Nem mesmo o mal (e sua definição relativa) continuam á ter qualquer incentivo ou sentido quando você vive aqui, no hoje. Pois o ato (qualquer um) de violência, quando não traz um retorno imediato, se torna vago e perde qualquer prazer á quem o perpetra.

Espancar quem te roubou o celular ou arregaçou o seu carro pareceria maravilhoso enquanto ele implorasse pra você parar ou resistisse, ao mesmo tempo em que você estivesse espumando palavras de ódio e justiça moral até se acalmar.

Mas se ele simplesmente ficasse indiferente e apanhasse até a morte em silêncio, você se sentiria um monstro. Ou, no mínimo, o ato em si iria perder força com o tempo.

Por viver nessa cidade, de tiros e traficantes, lotações e concorrências, aprendi a ver no outro um adversário.

Quando tirei o valor supérfluo de tudo, o outro virou apenas o outro. Não desejo seu mal, suas coisas, sua derrota.
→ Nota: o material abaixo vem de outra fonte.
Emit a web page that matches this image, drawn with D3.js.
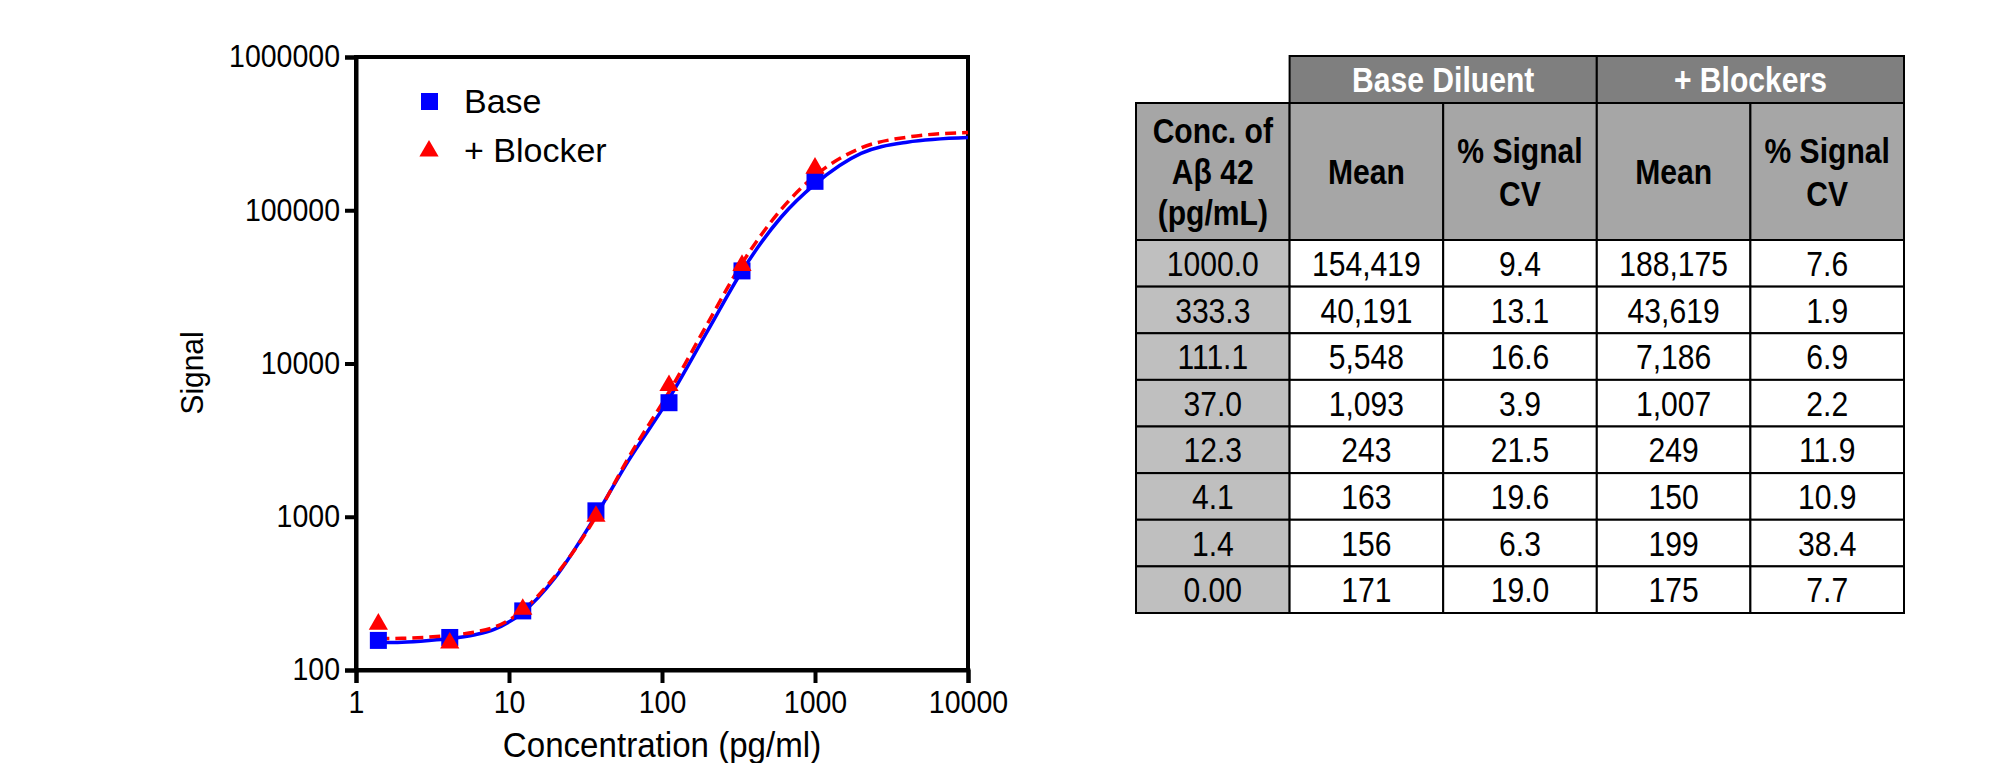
<!DOCTYPE html>
<html>
<head>
<meta charset="utf-8">
<script src="https://cdn.jsdelivr.net/npm/d3@7"></script>
<style>
  body { margin: 0; background: #fff; }
  svg text { font-family: "Liberation Sans", Arial, sans-serif; }
</style>
</head>
<body>
<svg id="chart" width="2013" height="763"></svg>
<script>
// measured points (pg/mL) and mean signal
var concLabels = ["1000.0", "333.3", "111.1", "37.0", "12.3", "4.1", "1.4", "0.00"];
var conc = [1000, 333.3, 111.1, 37.0, 12.3, 4.1, 1.4, 0];
var baseMean = [154419, 40191, 5548, 1093, 243, 163, 156, 171];
var baseCV = [9.4, 13.1, 16.6, 3.9, 21.5, 19.6, 6.3, 19.0];
var blockMean = [188175, 43619, 7186, 1007, 249, 150, 199, 175];
var blockCV = [7.6, 1.9, 6.9, 2.2, 11.9, 10.9, 38.4, 7.7];

// fitted curves
var fitX = [1.4, 2, 3, 4, 6, 8, 12.3, 20, 37, 60, 111, 200, 333, 600, 1000, 2000, 4000, 10000];
var baseFit = [151, 152, 156, 160, 170, 184, 238, 400, 1020, 2300, 5900, 16500, 40000, 90000, 148000, 235000, 278000, 298000];
var blockFit = [160, 161, 164, 168, 177, 190, 245, 410, 1000, 2400, 6500, 18500, 45000, 101000, 168000, 255000, 300000, 322000];

var xTicks = [1, 10, 100, 1000, 10000];
var yTicks = [100, 1000, 10000, 100000, 1000000];

var svg = d3.select("#chart");

// narrow text: scale glyphs horizontally around the anchor point
function squeeze(sel, sx) {
    sel.each(function () {
        var t = d3.select(this);
        var px = +t.attr("x") || 0, py = +t.attr("y") || 0;
        t.attr("x", 0).attr("y", 0)
            .attr("transform", "translate(" + px + "," + py + ") scale(" + sx + ",1)");
    });
}

var x = d3.scaleLog().domain([1, 10000]).range([356, 968]);
var y = d3.scaleLog().domain([100, 1000000]).range([670, 57]);

// frame
svg.append("rect")
    .attr("x", x(1)).attr("y", y(1000000))
    .attr("width", x(10000) - x(1)).attr("height", y(100) - y(1000000))
    .attr("fill", "none").attr("stroke", "#000").attr("stroke-width", 4);

var xAxis = svg.append("g")
    .attr("transform", "translate(0," + y(100) + ")")
    .call(d3.axisBottom(x).tickValues(xTicks).tickFormat(d3.format("d")).tickSize(13).tickPadding(7));
var yAxis = svg.append("g")
    .attr("transform", "translate(" + x(1) + ",0)")
    .call(d3.axisLeft(y).tickValues(yTicks).tickFormat(d3.format("d")).tickSize(11).tickPadding(5));

[xAxis, yAxis].forEach(function (g) {
    g.select(".domain").attr("stroke-width", 4);
    g.selectAll(".tick line").attr("stroke-width", 4);
    g.selectAll(".tick text").attr("font-size", 31).attr("fill", "#000");
});
xAxis.selectAll(".tick text").attr("dy", "0.75em");
squeeze(xAxis.selectAll(".tick text"), 0.92);
squeeze(yAxis.selectAll(".tick text"), 0.92);

var xTitle = svg.append("text")
    .attr("x", (x(1) + x(10000)) / 2).attr("y", 757)
    .attr("text-anchor", "middle").attr("font-size", 36)
    .text("Concentration (pg/ml)");
squeeze(xTitle, 0.92);

svg.append("text")
    .attr("transform", "translate(203,373) rotate(-90) scale(0.88,0.9)")
    .attr("text-anchor", "middle").attr("font-size", 34)
    .text("Signal");

// curves
svg.append("clipPath").attr("id", "plotclip").append("rect")
    .attr("x", x(1)).attr("y", y(1000000))
    .attr("width", x(10000) - x(1)).attr("height", y(100) - y(1000000));

var line = d3.line()
    .x(function (d) { return x(d[0]); })
    .y(function (d) { return y(d[1]); })
    .curve(d3.curveMonotoneX);

svg.append("path")
    .datum(d3.zip(fitX, baseFit))
    .attr("d", line)
    .attr("fill", "none").attr("stroke", "#0000ff").attr("stroke-width", 3.5)
    .attr("clip-path", "url(#plotclip)");

svg.append("path")
    .datum(d3.zip(fitX, blockFit))
    .attr("d", line)
    .attr("fill", "none").attr("stroke", "#ff0000").attr("stroke-width", 3.5)
    .attr("stroke-dasharray", "11,6")
    .attr("clip-path", "url(#plotclip)");

var pts = conc.map(function (c, i) { return { c: c, base: baseMean[i], block: blockMean[i] }; })
    .filter(function (d) { return d.c > 0; });

var sq = 17;
svg.selectAll("rect.sq").data(pts).enter().append("rect")
    .attr("class", "sq")
    .attr("x", function (d) { return x(d.c) - sq / 2; })
    .attr("y", function (d) { return y(d.base) - sq / 2; })
    .attr("width", sq).attr("height", sq)
    .attr("fill", "#0000ff");

var tri = d3.symbol().type(d3.symbolTriangle).size(160);
svg.selectAll("path.tri").data(pts).enter().append("path")
    .attr("class", "tri")
    .attr("transform", function (d) { return "translate(" + x(d.c) + "," + y(d.block) + ")"; })
    .attr("d", tri)
    .attr("fill", "#ff0000");

// legend
var legend = svg.append("g");
legend.append("rect").attr("x", 421).attr("y", 93).attr("width", sq).attr("height", sq).attr("fill", "#0000ff");
legend.append("path").attr("transform", "translate(429,151)").attr("d", tri).attr("fill", "#ff0000");
legend.append("text").attr("x", 464).attr("y", 113).attr("font-size", 34).text("Base");
legend.append("text").attr("x", 464).attr("y", 162).attr("font-size", 34).text("+ Blocker");

// table
var colX = d3.scaleBand().domain(d3.range(5)).range([1136, 1904]);
var head1Y = 56, head2Y = 103, bodyY = 240, rowH = (613 - 240) / 8;
var tSize = 35, tSx = 0.86;

var groups = [
    { label: "Base Diluent", c0: 1, c1: 3 },
    { label: "+ Blockers", c0: 3, c1: 5 }
];
var subHeads = [
    ["Conc. of", "A\u03b2 42", "(pg/mL)"],
    ["Mean"],
    ["% Signal", "CV"],
    ["Mean"],
    ["% Signal", "CV"]
];

var table = svg.append("g");

var g1 = table.selectAll("g.h1").data(groups).enter().append("g").attr("class", "h1");
g1.append("rect")
    .attr("x", function (d) { return colX(d.c0); })
    .attr("y", head1Y)
    .attr("width", function (d) { return colX.bandwidth() * (d.c1 - d.c0); })
    .attr("height", head2Y - head1Y)
    .attr("fill", "#7f7f7f").attr("stroke", "#000").attr("stroke-width", 2);
g1.append("text")
    .attr("x", function (d) { return colX(d.c0) + colX.bandwidth() * (d.c1 - d.c0) / 2; })
    .attr("y", (head1Y + head2Y) / 2)
    .attr("dy", "0.36em")
    .attr("text-anchor", "middle").attr("font-size", tSize).attr("font-weight", "bold")
    .attr("fill", "#fff")
    .text(function (d) { return d.label; });
squeeze(g1.selectAll("text"), tSx);

var g2 = table.selectAll("g.h2").data(subHeads).enter().append("g").attr("class", "h2");
g2.append("rect")
    .attr("x", function (d, i) { return colX(i); })
    .attr("y", head2Y)
    .attr("width", colX.bandwidth()).attr("height", bodyY - head2Y)
    .attr("fill", "#a6a6a6").attr("stroke", "#000").attr("stroke-width", 2);
g2.each(function (lines, i) {
    var lh = lines.length > 2 ? 41 : 43;
    var top = (head2Y + bodyY) / 2 - (lines.length - 1) * lh / 2;
    d3.select(this).selectAll("text").data(lines).enter().append("text")
        .attr("x", colX(i) + colX.bandwidth() / 2)
        .attr("y", function (d, k) { return top + k * lh; })
        .attr("dy", "0.36em")
        .attr("text-anchor", "middle").attr("font-size", tSize).attr("font-weight", "bold")
        .attr("fill", "#000")
        .text(function (d) { return d; });
});
squeeze(g2.selectAll("text"), tSx);

var fmtInt = d3.format(",");
var fmtCV = d3.format(".1f");
var rows = concLabels.map(function (c, i) {
    return [c, fmtInt(baseMean[i]), fmtCV(baseCV[i]), fmtInt(blockMean[i]), fmtCV(blockCV[i])];
});

var rowG = table.selectAll("g.row").data(rows).enter().append("g").attr("class", "row")
    .attr("transform", function (d, i) { return "translate(0," + (bodyY + i * rowH) + ")"; });
rowG.selectAll("rect").data(function (d) { return d; }).enter().append("rect")
    .attr("x", function (d, i) { return colX(i); })
    .attr("y", 0)
    .attr("width", colX.bandwidth()).attr("height", rowH)
    .attr("fill", function (d, i) { return i === 0 ? "#bfbfbf" : "#fff"; })
    .attr("stroke", "#000").attr("stroke-width", 2);
rowG.selectAll("text").data(function (d) { return d; }).enter().append("text")
    .attr("x", function (d, i) { return colX(i) + colX.bandwidth() / 2; })
    .attr("y", rowH / 2)
    .attr("dy", "0.36em")
    .attr("text-anchor", "middle").attr("font-size", tSize)
    .attr("fill", "#000")
    .text(function (d) { return d; });
squeeze(rowG.selectAll("text"), tSx);
</script>
</body>
</html>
O que preciso está aqui. Se não está agora, pode estar algum dia, me esforçando e trabalhando nessa direção.

E então, andando nessa rua de putas (que não condeno), de traficantes (que servem a ilusão química pra quem já não sustenta a ilusão mental sozinho), de vazio urbano, mesmo aqui, num lugar tão destruído pelo tempo, eu sinto um ínfimo prazer existencial á cada passo dado. No sol que se põe, no vento que bate.

Cada dia, cada hora, cada segundo é como se fosse o último. Mas não há desespero, há apenas calma, gratidão e uma beleza em meio ao caos.

Deus não vive em templos. Deus não vive na rua das putas.

Deus vive em nós. E quão bom tem sido encontrá-lo.

Dobrei a esquina final e peguei o ônibus.

Outro dia igual pra muitos. Mas não pra mim.